Aun así, la historia no tuvo por qué acabar mal para los náufragos, según Noli. El río Orange se encuentra apenas unos 25 kilómetros al sur del lugar del naufragio. Es una fuente de agua dulce, cuya vegetación ribereña debieron de ver los hombres desde el barco cuando pasaron a la deriva junto a su desembocadura. También había comida en abundancia: almejas, huevos de aves marinas y cantidades ingentes de caracoles.

Además, los portugueses pudieron encontrarse con los expertos locales en supervivencia. El invierno era la estación en que los cazadores-recolectores conocidos hoy como bosquimanos se aventuraban hacia el norte, siguiendo la costa, con la esperanza de encontrar los restos de alguna ballena franca meridional que ocasionalmente quedan varadas en estas orillas.

La suerte de los portugueses en aquellos en­­cuentros debió de depender de ellos mismos, según Noli. «Si tuvieron la sagacidad de comerciar, en lugar de avasallar, no hay razón para creer que las relaciones no fueran buenas.»

Fuera cual fuese su destino, los supervivientes del Bom Jesus nunca llegaron a imaginar la ironía con que sus plegarias, formuladas tiempo atrás en Lisboa, serían contestadas. Habían partido en un grandioso viaje en pos de fortuna y éxito, y de pronto se encontraban allí, en un paraje de riquezas inabarcables: 300 kilómetros de litoral desértico, tan fabulosamente rico en diamantes de la mejor calidad que a principios del siglo XX un explorador llamado Ernst Reuning hizo una apuesta con un compañero sobre el tiempo que tardaría en llenar una taza con las gemas que encontrara esparcidas por la arena. Tardó sólo diez minutos.
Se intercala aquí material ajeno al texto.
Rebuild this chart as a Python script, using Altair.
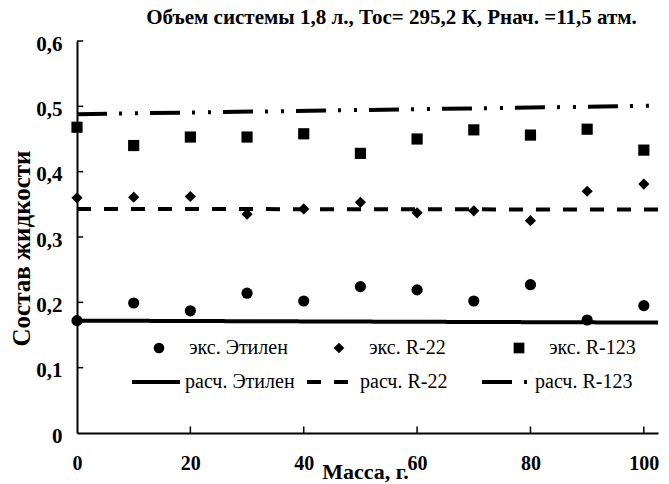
import altair as alt
import pandas as pd

FONT = "Liberation Serif"

title_text = "Объем системы 1,8 л., Тос= 295,2 К, Рнач. =11,5 атм."
x_title = "Масса, г."
y_title = "Состав жидкости"

mass = [0, 10, 20, 30, 40, 50, 60, 70, 80, 90, 100]
eth_exp = [0.172, 0.199, 0.187, 0.214, 0.202, 0.224, 0.219, 0.202, 0.227, 0.173, 0.195]
r22_exp = [0.360, 0.361, 0.362, 0.335, 0.343, 0.353, 0.337, 0.340, 0.325, 0.370, 0.381]
r123_exp = [0.468, 0.440, 0.453, 0.453, 0.458, 0.428, 0.450, 0.464, 0.456, 0.465, 0.433]

calc_mass = [0, 102.5]
eth_calc = [0.172, 0.169]
r22_calc = [0.343, 0.342]
r123_calc = [0.488, 0.501]

exp_names = ["экс. Этилен", "экс. R-22", "экс. R-123"]
calc_names = ["расч. Этилен", "расч. R-22", "расч. R-123"]

x_tick_values = [0, 20, 40, 60, 80, 100]
x_inner_ticks = [20, 40, 60, 80, 100]
y_tick_values = [0, 0.1, 0.2, 0.3, 0.4, 0.5, 0.6]
y_inner_ticks = [0.1, 0.2, 0.3, 0.4, 0.5, 0.6]

pts = pd.DataFrame(
    [{"m": m, "v": v, "s": n} for n, vals in zip(exp_names, [eth_exp, r22_exp, r123_exp]) for m, v in zip(mass, vals)]
)
lines = pd.DataFrame(
    [{"m": m, "v": v, "s": n} for n, vals in zip(calc_names, [eth_calc, r22_calc, r123_calc]) for m, v in zip(calc_mass, vals)]
)
xt = pd.DataFrame({"m": x_inner_ticks})
yt = pd.DataFrame({"v": y_inner_ticks})

xs = alt.Scale(domain=[0, 102.5], nice=False, zero=False)
ys = alt.Scale(domain=[0, 0.6], nice=False)

x_axis = alt.Axis(
    values=x_tick_values, ticks=False, grid=False, format="d",
    labelFont=FONT, labelFontSize=20, labelFontWeight="bold", labelColor="black",
    labelPadding=20, labelFlush=False, domainColor="black", domainWidth=2,
    title=x_title, titleFont=FONT, titleFontSize=22, titleFontWeight="bold", titleColor="black",
    titleX=288, titleY=45, titleBaseline="alphabetic", titleAlign="center",
)
y_axis = alt.Axis(
    values=y_tick_values, ticks=False, grid=False,
    labelExpr="datum.value == 0 ? '0' : replace(format(datum.value, '.1f'), '.', ',')",
    labelFont=FONT, labelFontSize=21, labelFontWeight="bold", labelColor="black",
    labelPadding=15, labelOffset=3, labelFlush=False, domainColor="black", domainWidth=2,
    title=y_title, titleFont=FONT, titleFontSize=25, titleFontWeight="bold", titleColor="black",
    titleAngle=-90, titleX=-56, titleY=207, titleAlign="center", titleBaseline="middle",
)

X = alt.X("m:Q", scale=xs, axis=x_axis)
Y = alt.Y("v:Q", scale=ys, axis=y_axis)

points = alt.Chart(pts).mark_point(filled=True, color="black", opacity=1, size=125).encode(
    x=X, y=Y,
    shape=alt.Shape(
        "s:N",
        scale=alt.Scale(domain=exp_names, range=["circle", "diamond", "square"]),
        legend=alt.Legend(
            orient="none", legendX=72, legendY=297, direction="horizontal", columns=3,
            title=None, symbolSize=115, symbolFillColor="black", symbolStrokeColor="black",
            symbolStrokeWidth=0, labelFont=FONT, labelFontSize=20, labelColor="black",
            labelOffset=20, columnPadding=41, gridAlign="all", padding=0,
        ),
    ),
)

calc = alt.Chart(lines).mark_line(color="black", strokeWidth=4, strokeCap="butt").encode(
    x=X, y=Y,
    strokeDash=alt.StrokeDash(
        "s:N",
        scale=alt.Scale(domain=calc_names, range=[[1, 0], [14, 13], [30, 12, 3, 13, 3, 12]]),
        legend=alt.Legend(
            orient="none", legendX=53, legendY=315, direction="horizontal", columns=3,
            title=None, symbolType="stroke", symbolSize=2304, symbolStrokeWidth=4,
            symbolStrokeColor="black", labelFont=FONT, labelFontSize=20, labelColor="black",
            labelOffset=3, columnPadding=4, gridAlign="all", padding=0,
        ),
    ),
)

xticks = alt.Chart(xt).mark_rule(color="black", strokeWidth=1.5).encode(
    x=X, y=alt.datum(0), y2=alt.datum(0.01)
)
yticks = alt.Chart(yt).mark_rule(color="black", strokeWidth=1.5).encode(
    y=Y, x=alt.datum(0), x2=alt.datum(1.1)
)

chart = alt.layer(calc, points, xticks, yticks).properties(
    width=581, height=392,
    title=alt.TitleParams(
        title_text, font=FONT, fontSize=21, fontWeight="bold", color="black",
        anchor="middle", dx=24, dy=18, offset=6, baseline="alphabetic",
    ),
    autosize=alt.AutoSizeParams(type="none"),
    padding={"left": 69, "top": 33, "right": 3, "bottom": 51},
).configure_view(stroke=None)

chart.save("out.html", embed_options={"renderer": "svg", "actions": False})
Durante miles de años, el gran río arrastró mi­­llones de diamantes desde depósitos situados a más de 2.700 kilómetros en el interior del continente. Sólo las piedras más duras, brillantes y de mejor calidad, algunas de varios cientos de quilates, sobrevivieron al trayecto. El río las vertió al mar y las olas las devolvieron a la costa, adonde llegaron arrastradas por la misma corriente fría que un día sellaría el destino del Bom Jesus.